Altar Budha untuk anak-anak
Sumber: Dokumentasi Pribadi
Saat dikunjungi pada Tanggal 29 Oktober 2017 tepat pada hari minggu,
umat Buddha di Vihara ini sedang melakukan peribadatan. Dan umat Budha semua
beribadah pada bagian Altar depan dari Vihara ini. Dan saat beribadah, umat
Buddha menggunakan berbagai macam alat-alat ibadah diantaranya :
GONG
Gong Sumber : Dokumen Pribadi |
Gong adalah sebuah alat sembayang yang terbuat dari tembaga, mempunyai posisi sebagai kepala dari semua alat. Dong dipegang oleh seorang pemimpin yang disebut Weino (wéi nà), jika pada masa lalu yang berhak menjadi weino adalah mereka para bhiksu sesepuh dalam vihara , agaknya tradisi tersebut sudah mulai berubah, dijaman dewasa ini semua orang bisa menjadi weino. Syarat utamanya adalah mempunyai suara yang merdu dan dapat bernyanyi dengan benar, ditambah lagi harus piawai dalam mengendalikan Gong sebagai factor penting dalam sebuah upacara Mahayana.
Gong memegang peranan penting
dalam sebuah upacara Mahayana, jika seorang weino memukul gongnya berarti
pertanda upacara akan dimulai dan semua alat sembayang yang lain juga harus
mengikuti irama yang dilantunkan oleh sang weino. Jika weino memukul gongnya 2
kali secara berturut-turut berarti waktunya lantunan gatha sutra diselesaikan.

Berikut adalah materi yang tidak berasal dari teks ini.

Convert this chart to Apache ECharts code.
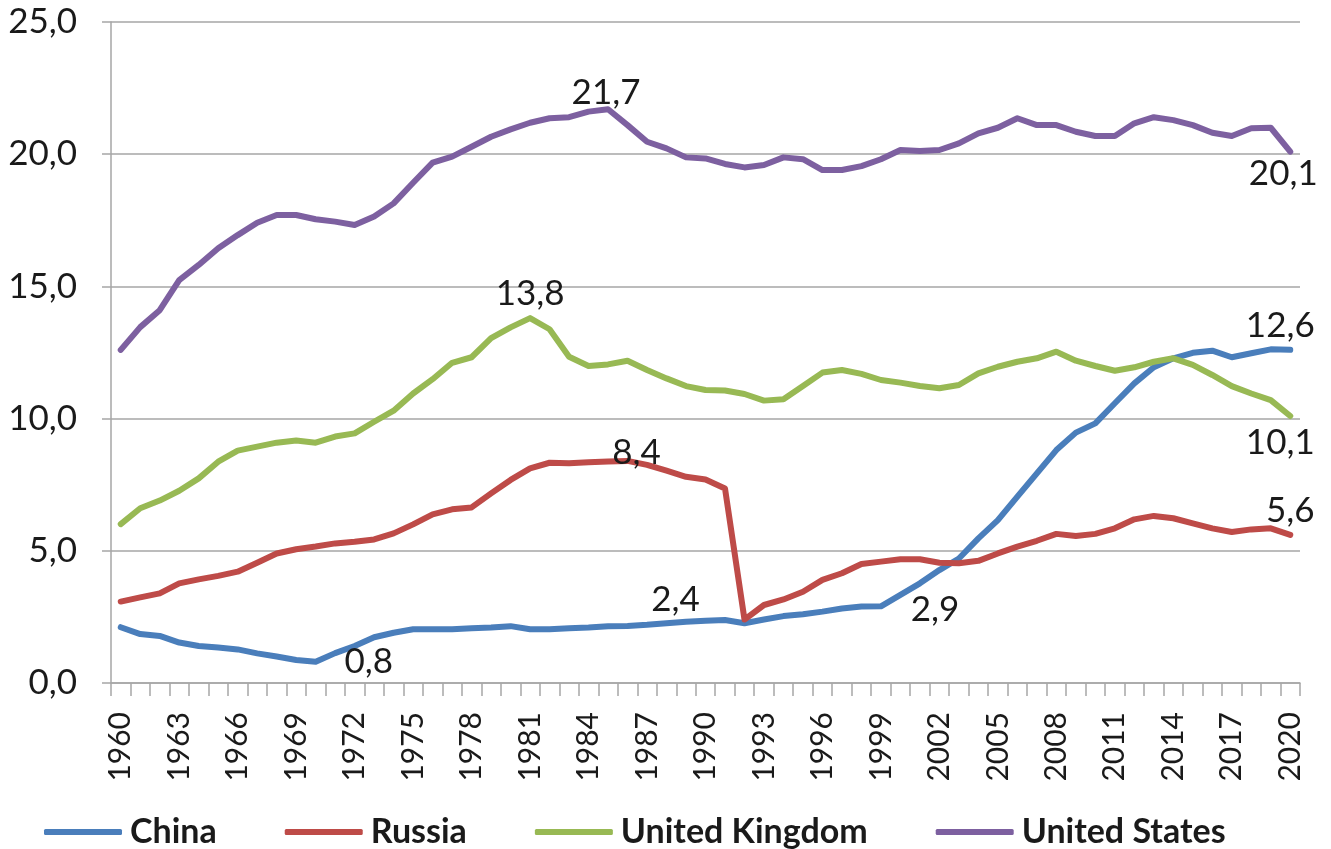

Saat gongnya ditekan dengan suara kecil maka sang weino sudah bersiap untuk
mulai melantunkan nada gatha dalam sutra.
KECHE & TANGCHE
Sumber: Dokumentasi Pribadi
Sumber: Dokumentasi Pribadi
Dalam tata cara upacara
Mahayana, kheche dan tangche adalah sepasang alat yang tidak dapat dipisahkan. Kheche
adalah sepasang lempengan yang hampir mirip piring terbang kembar yang dipukul
bersama dengan tangche. Kheche dipukul sejajar dengan perut dengan posisi
kheche kanan atas dan kiri dibawah. Sedangkan tangche dipukul sejajar dengan
muka, layaknya seorang yang sedang berkaca. Kedua alat ini merupakan perpaduan
alat music tradisional kontemporer Tiongkok yang sering muncul dalam barongsai,
opera , dsb, yang kemudian diadopsi dalam tata cara upacara Buddhisme Mahayana.
Dewa Namo Mi Le Phu Sa
Sumber: Dokumentasi Pribadi
Dewa ini dipercaya oleh orang Buddha sebagai dewa selanjutnya. Nanti ada
masa dimana semua orang tidak lagi percaya agama Buddha, dan agama Buddha pun
runtuh, dan Buddha selanjutnya pun akan muncul di dunia.
BAB III
KESIMPULAN
Indonesia adalah yang kaya dengan
kebudayaan dan berbagai macam suku bangsanya. Sudah menjadi hak kita sebagai
warga negara Indonesia yang baik, harus menjaganya dari tangan-tangan jahil
manusia yang ingin merampas dan merusaknya. Kedatangan saya ke Vihara
Avalokitesvara seakan membuka wawasan saya akan pentingnya menjaga warisan
budaya dan keagamaan di Indonesia. Karena keberagamaan di Indonesia, bukan
seharusnya kita debatkan dan saling menjatuhkan. Sikap yang paling benar
adalah, kita saling menjaga satu sama lain agar terjadi harmonisasi dan
kerukunan umat berbudaya dan beragama. Satu kata yang menurut pemakalah paling
cocok untuk menutup tulisan ini. Indahnya pelangi, bukan disebabkan warnanya
yang seragam, namun pelangi indah dengan beragamnya warna di dalamnya.